Concentração e facilidade de acesso a tecnologia nos grandes centros

Um dos motivos é a falta de recursos financeiros e técnicos para a contratação ou produção de tecnologias. Dessa forma, além de novas tecnologias, novos modelos de negócios precisam ser criados para garantir maior sustentabilidade e viabilidade dentro do contexto brasileiro e das barreiras jurídicas e financeiras dos governos locais. O consórcio de desenvolvimento, inspirado por iniciativas similares em outras partes do mundo, nos parece ser uma solução de negócio.

Em outras palavras, o aporte de pequenas somas de recursos diminui os custos para cada cliente, ao mesmo tempo que responde às necessidades de investimento e custos.
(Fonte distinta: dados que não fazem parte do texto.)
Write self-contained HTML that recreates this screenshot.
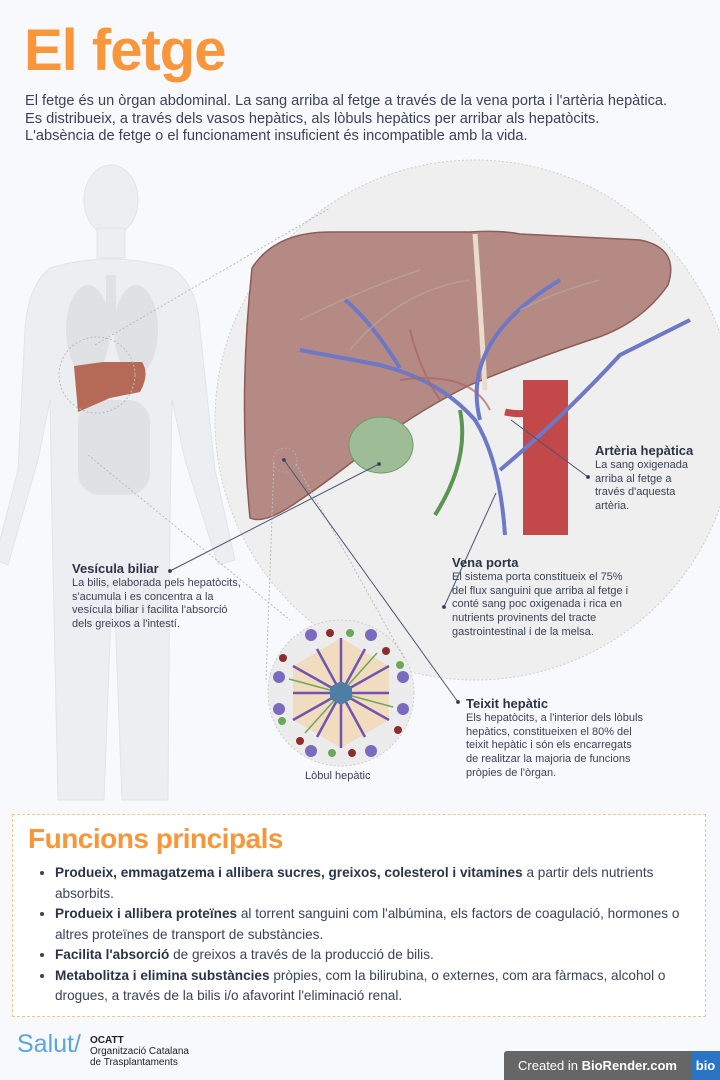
<!DOCTYPE html>
<html><head><meta charset="utf-8"><style>
body{margin:0;width:720px;height:1080px;background:#f8f9fc;font-family:"Liberation Sans",sans-serif;position:relative;overflow:hidden;color:#2b3447}
.abs{position:absolute}
h1{position:absolute;left:24px;top:17px;margin:0;font-size:58px;color:#f7963b;font-weight:bold;letter-spacing:-1px}
.intro{left:25px;top:93px;font-size:14.6px;line-height:17.6px;color:#3a4256;width:700px;white-space:nowrap}
.lbl{font-size:11px;line-height:13.7px;color:#3a4256}
.lbl b{font-size:13px;display:block;color:#2b3447;line-height:16px}
.box{left:12px;top:814px;width:694px;height:203px;background:#fff;border:1px dashed #f7c38f;box-sizing:border-box}
.box h2{margin:0;position:absolute;left:15px;top:8px;font-size:28px;color:#f7963b;letter-spacing:-0.5px}
.box ul{position:absolute;left:28px;top:48px;margin:0;padding:0 0 0 14px;font-size:13.6px;line-height:20.5px;width:640px;color:#3a4256}
.box li b{color:#2b3447}
</style></head><body>
<h1>El fetge</h1>
<div class="abs intro">El fetge és un òrgan abdominal. La sang arriba al fetge a través de la vena porta i l'artèria hepàtica.<br>Es distribueix, a través dels vasos hepàtics, als lòbuls hepàtics per arribar als hepatòcits.<br>L'absència de fetge o el funcionament insuficient és incompatible amb la vida.</div>
<svg class="abs" style="left:0;top:0" width="720" height="1080">
<!-- body silhouette -->
<g fill="#eceef1" stroke="#e2e4e8">
<ellipse cx="111" cy="200" rx="27" ry="35"/>
<rect x="97" y="228" width="28" height="30"/>
<path d="M50 268 Q110 250 172 268 Q198 285 200 330 L215 470 L235 560 L218 565 L185 460 L172 400 L170 520 L168 800 L122 800 L113 560 L104 800 L58 800 L52 520 L50 400 L38 460 L8 565 L-5 560 L18 470 L25 330 Q28 285 50 268 Z"/>
</g>
<g fill="#dfe1e5"><ellipse cx="88" cy="330" rx="22" ry="45"/><ellipse cx="136" cy="330" rx="22" ry="45"/><rect x="78" y="400" width="72" height="95" rx="22"/><rect x="106" y="275" width="10" height="60"/></g>
<path d="M74 366 L103 362 L142 362 Q150 374 140 392 L110 398 L78 412 Z" fill="#b56a57"/>
<circle cx="97" cy="375" r="38" fill="none" stroke="#bbb" stroke-dasharray="2 2"/>
<!-- big circle -->
<circle cx="475" cy="420" r="260" fill="#efeff0" stroke="#cfcfcf" stroke-dasharray="2 2"/>
<line x1="95" y1="345" x2="330" y2="208" stroke="#bbb" stroke-dasharray="2 2"/>
<line x1="88" y1="455" x2="290" y2="620" stroke="#bbb" stroke-dasharray="2 2"/>
<!-- aorta -->
<rect x="523" y="380" width="45" height="155" fill="#c2484a"/>
<!-- liver -->
<path d="M252 268 Q275 232 330 232 L470 232 Q500 230 520 234 L640 240 Q680 248 668 285 Q640 325 590 340 Q530 360 470 385 Q420 410 380 440 Q330 480 300 500 Q265 525 250 518 Q238 400 252 268 Z" fill="#b58a85" stroke="#8c5c55" stroke-width="1.5"/>
<path d="M475 234 Q480 300 485 390" stroke="#e9dccb" stroke-width="5" fill="none"/>
<ellipse cx="381" cy="445" rx="32" ry="28" fill="#9ebd97" stroke="#6f9a68"/>
<path d="M460 410 Q470 460 435 515" stroke="#5a9552" stroke-width="4" fill="none"/>
<g stroke="#6d78c6" stroke-width="4" fill="none">
<path d="M505 535 Q500 460 475 420 Q440 380 380 365 L300 350"/>
<path d="M480 420 Q460 340 560 280"/><path d="M400 368 Q370 320 345 300"/>
<path d="M500 470 Q560 420 620 355 Q660 335 690 320"/>
</g>
<g stroke="#a96565" stroke-width="2" fill="none" opacity=".7"><path d="M440 400 Q420 370 410 330"/><path d="M490 410 Q470 370 400 380"/></g>
<path d="M505 412 Q540 420 560 390" stroke="#c2484a" stroke-width="7" fill="none"/>
<g stroke="#b7a79c" stroke-width="1.5" fill="none" opacity=".7"><path d="M300 320 Q360 290 420 270"/><path d="M350 350 Q400 290 470 280"/><path d="M520 310 Q560 290 600 280"/></g>
<circle cx="285" cy="460" r="12" fill="none" stroke="#aaa" stroke-dasharray="2 2"/>
<!-- lobule -->
<circle cx="341" cy="693" r="73" fill="#ececed" stroke="#ccc" stroke-dasharray="2 2"/>
<line x1="274" y1="462" x2="266" y2="680" stroke="#bbb" stroke-dasharray="2 2"/>
<line x1="296" y1="464" x2="405" y2="660" stroke="#bbb" stroke-dasharray="2 2"/>
<g transform="translate(341,693)">
<polygon points="0,-55 48,-27 48,27 0,55 -48,27 -48,-27" fill="#f2dcc0"/>
<g stroke="#7055b0" stroke-width="2.5"><line x2="0" y2="-55"/><line x2="48" y2="-27"/><line x2="48" y2="27"/><line x2="0" y2="55"/><line x2="-48" y2="27"/><line x2="-48" y2="-27"/><line x2="24" y2="-44"/><line x2="48" y2="0"/><line x2="-24" y2="44"/><line x2="-48" y2="0"/><line x2="24" y2="44"/><line x2="-24" y2="-44"/></g>
<g stroke="#6aa85a" stroke-width="1.5"><line x2="36" y2="-40"/><line x2="-36" y2="40"/><line x2="52" y2="14"/><line x2="-52" y2="-14"/></g>
<g fill="#7b6bbf"><circle cx="-30" cy="-58" r="6"/><circle cx="30" cy="-58" r="6"/><circle cx="62" cy="-16" r="6"/><circle cx="62" cy="16" r="6"/><circle cx="30" cy="58" r="6"/><circle cx="-30" cy="58" r="6"/><circle cx="-62" cy="16" r="6"/><circle cx="-62" cy="-16" r="6"/></g>
<g fill="#8c2d2d"><circle cx="-11" cy="-60" r="4"/><circle cx="45" cy="-42" r="4"/><circle cx="57" cy="37" r="4"/><circle cx="-41" cy="48" r="4"/><circle cx="-58" cy="-35" r="4"/><circle cx="11" cy="60" r="4"/></g>
<g fill="#6aa85a"><circle cx="9" cy="-60" r="4"/><circle cx="59" cy="-28" r="4"/><circle cx="-59" cy="28" r="4"/><circle cx="-9" cy="60" r="4"/></g>
<polygon points="0,-12 11,-6 11,6 0,12 -11,6 -11,-6" fill="#4f7ea5"/>
</g>
<!-- leaders -->
<g stroke="#4a5570" stroke-width="1" fill="#2b3447">
<line x1="379" y1="464" x2="170" y2="571"/><circle cx="170" cy="571" r="1.5"/><circle cx="379" cy="464" r="1.5"/>
<line x1="511" y1="420" x2="588" y2="477"/><circle cx="588" cy="477" r="1.5"/>
<line x1="496" y1="493" x2="444" y2="607"/><circle cx="444" cy="607" r="1.5"/>
<line x1="284" y1="460" x2="458" y2="702"/><circle cx="458" cy="702" r="1.5"/><circle cx="284" cy="460" r="1.5"/>
</g>
</svg>
<div class="abs lbl" style="left:595px;top:443px"><b>Artèria hepàtica</b>La sang oxigenada<br>arriba al fetge a<br>través d'aquesta<br>artèria.</div>
<div class="abs lbl" style="left:452px;top:555px"><b>Vena porta</b>El sistema porta constitueix el 75%<br>del flux sanguini que arriba al fetge i<br>conté sang poc oxigenada i rica en<br>nutrients provinents del tracte<br>gastrointestinal i de la melsa.</div>
<div class="abs lbl" style="left:72px;top:561px"><b>Vesícula biliar</b>La bilis, elaborada pels hepatòcits,<br>s'acumula i es concentra a la<br>vesícula biliar i facilita l'absorció<br>dels greixos a l'intestí.</div>
<div class="abs lbl" style="left:466px;top:696px"><b>Teixit hepàtic</b>Els hepatòcits, a l'interior dels lòbuls<br>hepàtics, constitueixen el 80% del<br>teixit hepàtic i són els encarregats<br>de realitzar la majoria de funcions<br>pròpies de l'òrgan.</div>
<div class="abs" style="left:305px;top:770px;font-size:11px;color:#3a4256">Lòbul hepàtic</div>
<div class="abs box"><h2>Funcions principals</h2><ul>
<li><b>Produeix, emmagatzema i allibera sucres, greixos, colesterol i vitamines</b> a partir dels nutrients absorbits.</li>
<li><b>Produeix i allibera proteïnes</b> al torrent sanguini com l'albúmina, els factors de coagulació, hormones o altres proteïnes de transport de substàncies.</li>
<li><b>Facilita l'absorció</b> de greixos a través de la producció de bilis.</li>
<li><b>Metabolitza i elimina substàncies</b> pròpies, com la bilirubina, o externes, com ara fàrmacs, alcohol o drogues, a través de la bilis i/o afavorint l'eliminació renal.</li></ul></div>
<div class="abs" style="left:17px;top:1030px;font-size:25px;color:#5aa5e0">Salut/</div>
<div class="abs" style="left:90px;top:1035px;font-size:10px;line-height:11px;color:#222"><b>OCATT</b><br>Organització Catalana<br>de Trasplantaments</div>
<div class="abs" style="left:504px;top:1051px;width:187px;height:29px;background:#666;color:#fff;font-size:13px;line-height:29px;text-align:center;border-radius:3px 0 0 0">Created in <b>BioRender.com</b></div>
<div class="abs" style="left:691px;top:1051px;width:29px;height:29px;background:#2a74c6;color:#fff;font-size:13px;font-weight:bold;line-height:29px;text-align:center">bio</div>
</body></html>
A mecânica desse consórcio deverá ser baseada em capital semente captado pelo Instituto Cidade Democrática para viabilizar o desenvolvimento tecnológico e criação da nuvem onde será disponibilizada o aplicativo Empurrando Juntas e para a execução de projeto piloto em três cidades. A venda de serviços (instalação, capacitação, mobilização e manutenção) de baixo custo para as prefeituras garantirá a implementação em vinte cidades brasileiras ao longo de dois anos. O montante total da venda de serviços para as prefeituras no final dos dois anos totalizará o mesmo valor captado pelo fundo.

Plataforma de serviços em nuvem que se conecta aos outros aplicativos

Só um arranjo open source e que desenvolva utilizando softwares livres já em operação e com desenvolvimento ativo pode, ao mesmo tempo, viabilizar a adesão e a manutenção de tecnologias de ponta por parte do Estado, seja do ponto de vista dos custos, seja do ponto de vista da autonomia.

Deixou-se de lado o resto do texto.